###### Physics

## Measure a Capacitor’s discharge with a Go Direct Voltage Probe

### Brief

A capacitor is a device that stores Charge. This charge is proportional to the potential difference across the capacitor.

V = Q/C

Where C is a proportionality constant known as the *capacitance*. *C* is measured in the unit of the farad, *F*, (1 farad = 1 coulomb/volt)

If a capacitor of capacitance C (in farads), initially charged to a potential V_{0}(volts) is connected across a resistor R (in ohms), a time-dependent current will flow according to Ohm’s law. This situation is shown by the RC (resistor-capacitor) circuit below when the switch is connecting terminals 33 and 34.

As the charge flows, the charge q on the capacitor is depleted, reducing the potential across the capacitor, which in turn reduces the current. This process creates an exponentially decreasing current, modeled by

V(t) = V_{0} e^{-t/RC}

In contrast, when the capacitor is charged, the potential across it approaches the final value exponentially, modeled by

V(t) = V_{0} (1-e^{-t/RC})

The same time constant, RC, describes the rate of charging as well as discharging.

### Objectives

In this experiment, you will

- Measure the potential across a capacitor as a function of time as it discharges and as it charges.
- Measure an experimental time constant of a resistor-capacitor circuit.

### Required items

- Go Direct Voltage probe
- iPad, iPhone, Windows Computer, mac Computer, Chromebook, Android device with the FREE Graphical Analysis 4 Installed
- Electronics circuit kit(such as the Vernier circuit board) that includes different capacitors.

### Circuit Diagram

### Method

Setup the Circuit as shown

On the Go Direct Voltage, press the power button once. The LED will blink red.Launch the Graphical Analysis App. Click Sensor Data Collection. Now select GDX-VOLT from the list (if you have more than one device, select the serial number corresponding to that on the case). The LED on the Voltage probe will now blink Green. Click/Tap* DONE.*

Select ‘Mode’ from the bottom left of the window. Change the sample rate to 100 samples/s and End Collection to 60s (time constants will range between 0.05 and 10 seconds). Click/Tap* DONE. *You are now ready to Collect your first voltage data. Switch the switch so it touching position 32 to charge the capacitor. Press *COLLECT. *After the Capacitor has fully charged switch the switch to position 34. The Capacitor will now discharge. The data will automatically stop collecting after 60 seconds.

### Analysis

On completion the graph will auto-scale. Click on the windowed icon, top right and select ‘Table’. Click on the ellipsis in the Potential column header and choose ‘Add Calculated Column’. In the ‘Expression’ box choose ‘A ln(X), leaving A as 1.

Switch back to 1 graph, using the window icon, top right.

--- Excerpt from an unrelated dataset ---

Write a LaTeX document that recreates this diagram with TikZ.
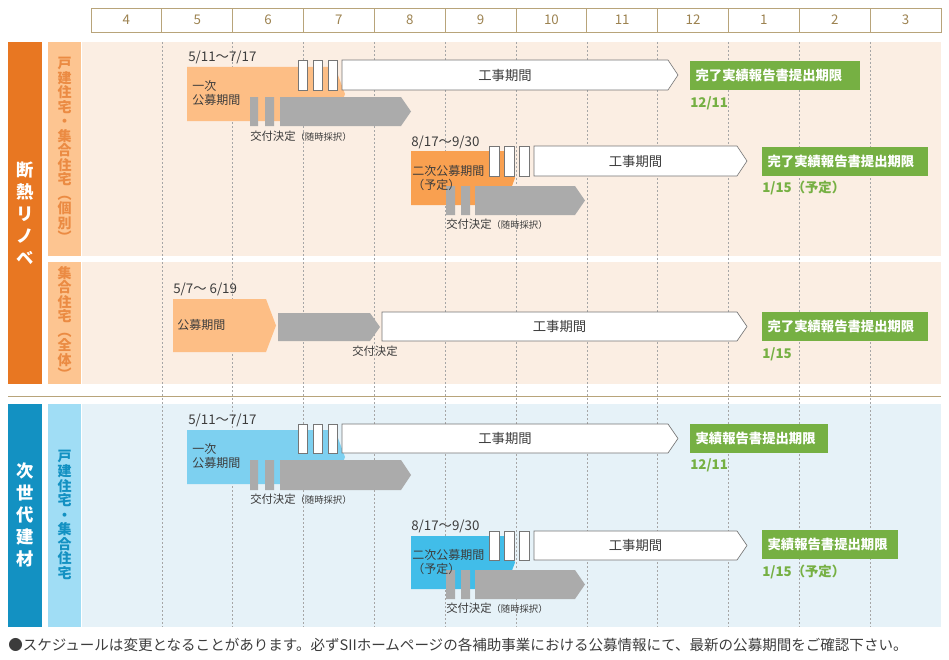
\documentclass[tikz,border=0pt]{standalone}
\usepackage{fontspec}
\setmainfont{Noto Sans CJK JP}
\definecolor{hdrbrown}{HTML}{9C8250}
\definecolor{hdrline}{HTML}{B8A47A}
\definecolor{ordark}{HTML}{E87722}
\definecolor{orsub}{HTML}{FDC591}
\definecolor{orbg}{HTML}{FBEEE3}
\definecolor{orlight}{HTML}{FDBE85}
\definecolor{ormid}{HTML}{F9A050}
\definecolor{bldark}{HTML}{1391C2}
\definecolor{blsub}{HTML}{A0DDF5}
\definecolor{blbg}{HTML}{E6F2F8}
\definecolor{bllight}{HTML}{7DD0F0}
\definecolor{blmid}{HTML}{41BDE9}
\definecolor{barg}{HTML}{ABABAB}
\definecolor{grn}{HTML}{76B043}
\definecolor{txt}{HTML}{3C3C3C}
\newcommand\tightlines{\lineskiplimit-20pt\relax}
\tikzset{
  datetxt/.style={anchor=south west,inner sep=0pt,font=\fontsize{10}{10}\selectfont,text=txt},
  smalltxt/.style={anchor=north west,inner sep=0pt,font=\fontsize{8.5}{9}\selectfont,text=txt},
  steptxt/.style={anchor=west,inner sep=0pt,font=\fontsize{9}{10.5}\selectfont\tightlines,text=txt,align=left},
  greenbox/.style={fill=grn,text=white,font=\fontsize{10}{10}\selectfont\bfseries,anchor=west,inner sep=0pt},
  greentxt/.style={anchor=west,inner sep=0pt,text=grn,font=\fontsize{10}{10}\selectfont\bfseries},
  whitebox/.style={draw=txt!70,fill=white,line width=0.5pt},
  vlabel/.style={align=center,inner sep=0pt,font=\fontsize{10.5}{10.9}\selectfont\bfseries\tightlines},
  biglabel/.style={align=center,inner sep=0pt,text=white,font=\fontsize{13}{16.5}\selectfont\bfseries\tightlines},
  monthline/.style={gray!70,dashed,dash pattern=on 1.5pt off 1.5pt,line width=0.4pt}
}
% chevron: style, x1, y1, x2, y2 (tip 10 px beyond x2)
\newcommand\chevron[5]{\fill[#1] (#2,#3) -- (#4,#3) -- ({#4+10},{(#3+#5)/2}) -- (#4,#5) -- (#2,#5) -- cycle;}
\newcommand\whitechev[5]{\draw[whitebox] (#2,#3) -- (#4,#3) -- ({#4+10},{(#3+#5)/2}) -- (#4,#5) -- (#2,#5) -- cycle;
  \node[font=\fontsize{10}{10}\selectfont,text=txt] (#1) at ({(#2+#4)/2},{(#3+#5)/2}) {工事期間};}
\begin{document}
\begin{tikzpicture}[x=0.75pt,y=-0.75pt]
\useasboundingbox (0,0) rectangle (949,660);
% month header
\foreach \m [count=\i from 0] in {4,5,6,7,8,9,10,11,12,1,2,3}{
  \draw[hdrline,line width=0.6pt] ({91+\i*70.83},8) rectangle ({91+(\i+1)*70.83},32);
  \node[text=hdrbrown,font=\fontsize{10}{10}\selectfont] (m\i) at ({91+(\i+0.5)*70.83},20) {\m};
}
% backgrounds
\fill[ordark] (8,42) rectangle (42,384);
\fill[orsub] (48,42) rectangle (81,256);
\fill[orsub] (48,262) rectangle (81,384);
\fill[orbg] (82,42) rectangle (941,256);
\fill[orbg] (82,262) rectangle (941,384);
\draw[hdrline,line width=0.6pt] (8,396) -- (941,396);
\fill[bldark] (8,404) rectangle (42,627);
\fill[blsub] (48,404) rectangle (81,627);
\fill[blbg] (82,404) rectangle (941,627);
\foreach \i in {1,...,11}{
  \draw[monthline] ({91+\i*70.83},42) -- ({91+\i*70.83},627);
}
\node[biglabel] (danlbl) at (25,213) {断\\熱\\リ\\ノ\\ベ};
\node[vlabel,text=ordark!85] (kobetsu) at (64.5,150) {戸\\建\\住\\宅\\・\\集\\合\\住\\宅\\︵\\個\\別\\︶};
\node[vlabel,text=ordark!85] (zentai) at (64.5,323) {集\\合\\住\\宅\\︵\\全\\体\\︶};
\node[biglabel] (jisedai) at (25,515) {次\\世\\代\\建\\材};
\node[vlabel,text=bldark] (jisedaisub) at (64.5,515) {戸\\建\\住\\宅\\・\\集\\合\\住\\宅};

% ---- 断熱 row 1
\node[datetxt] (d1) at (188,64) {5/11〜7/17};
\chevron{orlight}{187}{67}{335}{121}
\chevron{barg}{280}{97}{401}{126}
\fill[barg] (250,97) rectangle (258,126) (265,97) rectangle (274,126);
\foreach \x in {298,313,328} \draw[whitebox] (\x,60) rectangle (\x+9,90);
\whitechev{k1}{342}{60}{668}{90}
\node[steptxt] (p1) at (192,93) {一次\\公募期間};
\node[smalltxt] (s1) at (250,131) {交付決定\fontsize{7}{8}\selectfont（随時採択）};
\node[greenbox,minimum height=22pt,text width=170*0.75pt-8pt,inner xsep=4pt] (g1) at (690,75.5) {完了実績報告書提出期限};
\node[greentxt] (t1) at (690,103) {12/11};
% ---- 断熱 row 2
\node[datetxt] (d2) at (411,149) {8/17〜9/30};
\chevron{ormid}{411}{151}{505}{205}
\chevron{barg}{475}{186}{575}{215}
\fill[barg] (446,186) rectangle (455,215) (461,186) rectangle (470,215);
\foreach \x in {489,504,519} \draw[whitebox] (\x,146) rectangle (\x+10,176);
\whitechev{k2}{534}{146}{737}{176}
\node[steptxt] (p2) at (412,178) {二次公募期間\\（予定）};
\node[smalltxt] (s2) at (446,219) {交付決定\fontsize{7}{8}\selectfont（随時採択）};
\node[greenbox,minimum height=22pt,text width=166*0.75pt-8pt,inner xsep=4pt] (g2) at (762,161.5) {完了実績報告書提出期限};
\node[greentxt] (t2) at (762,188) {1/15（予定）};
% ---- 断熱 row 3
\node[datetxt] (d3) at (173,296) {5/7〜 6/19};
\chevron{orlight}{173}{299}{266}{352}
\chevron{barg}{278}{313}{370}{341}
\whitechev{k3}{382}{312}{737}{341}
\node[steptxt] (p3) at (177,325) {公募期間};
\node[smalltxt] (s3) at (352,346) {交付決定};
\node[greenbox,minimum height=22pt,text width=166*0.75pt-8pt,inner xsep=4pt] (g3) at (762,326.5) {完了実績報告書提出期限};
\node[greentxt] (t3) at (762,354) {1/15};

% ---- 次世代 row 1
\node[datetxt] (d4) at (188,427) {5/11〜7/17};
\chevron{bllight}{187}{430}{335}{484}
\chevron{barg}{280}{460}{401}{490}
\fill[barg] (250,460) rectangle (258,490) (265,460) rectangle (274,490);
\foreach \x in {298,313,328} \draw[whitebox] (\x,424) rectangle (\x+9,453);
\whitechev{k4}{342}{424}{668}{453}
\node[steptxt] (p4) at (192,456) {一次\\公募期間};
\node[smalltxt] (s4) at (250,494) {交付決定\fontsize{7}{8}\selectfont（随時採択）};
\node[greenbox,minimum height=22pt,text width=138*0.75pt-8pt,inner xsep=4pt] (g4) at (690,438.5) {実績報告書提出期限};
\node[greentxt] (t4) at (690,465) {12/11};
% ---- 次世代 row 2
\node[datetxt] (d5) at (411,533) {8/17〜9/30};
\chevron{blmid}{411}{536}{505}{589}
\chevron{barg}{475}{570}{575}{599}
\fill[barg] (446,570) rectangle (455,599) (461,570) rectangle (470,599);
\foreach \x in {489,504,519} \draw[whitebox] (\x,531) rectangle (\x+10,560);
\whitechev{k5}{534}{531}{737}{560}
\node[steptxt] (p5) at (412,562) {二次公募期間\\（予定）};
\node[smalltxt] (s5) at (446,603) {交付決定\fontsize{7}{8}\selectfont（随時採択）};
\node[greenbox,minimum height=22pt,text width=136*0.75pt-8pt,inner xsep=4pt] (g5) at (762,544.5) {実績報告書提出期限};
\node[greentxt] (t5) at (762,572) {1/15（予定）};

% footer
\node[anchor=west,inner sep=0pt,text=txt,font=\fontsize{10.9}{11}\selectfont] (note) at (8,645) {●スケジュールは変更となることがあります。必ずSIIホームページの各補助事業における公募情報にて、最新の公募期間をご確認下さい。};
\end{tikzpicture}
\end{document}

Click in the x-axis label and select both Potential V and Natural Log V. For the time after discharge began, the Voltage should be given by:

V(t) = V_{0} e^{-t/RC}

So the natural log form gives us:

*ln(V(t)) = – (1/RC)t + ln(V**0)*

If the section of the line corresponding to the discharge period is straight, then we can conclude that the graph is exponential. To determine the gradient, which is equal to -1/*RC*, click and drag over the straight section of the ln (*V*) graph. Click on the ‘graph tools’ icon, bottom left, and choose ‘view statistics’. Record the values Δ*Y* and Δ*X* and hence calculate the gradient and the value *RC*.

Repeat the experiment for different values of *R* and *C*, recording the calculated time constant for each pair

### Extension

Measure the resistance of each resistor with a multimeter.

For each RC pair, calculate the capacitance using the measured values of RC and R.

*C = T/R*

Compare the measured value of capacitance to that stated on the capacitor and compare to the claimed tolerance of the component.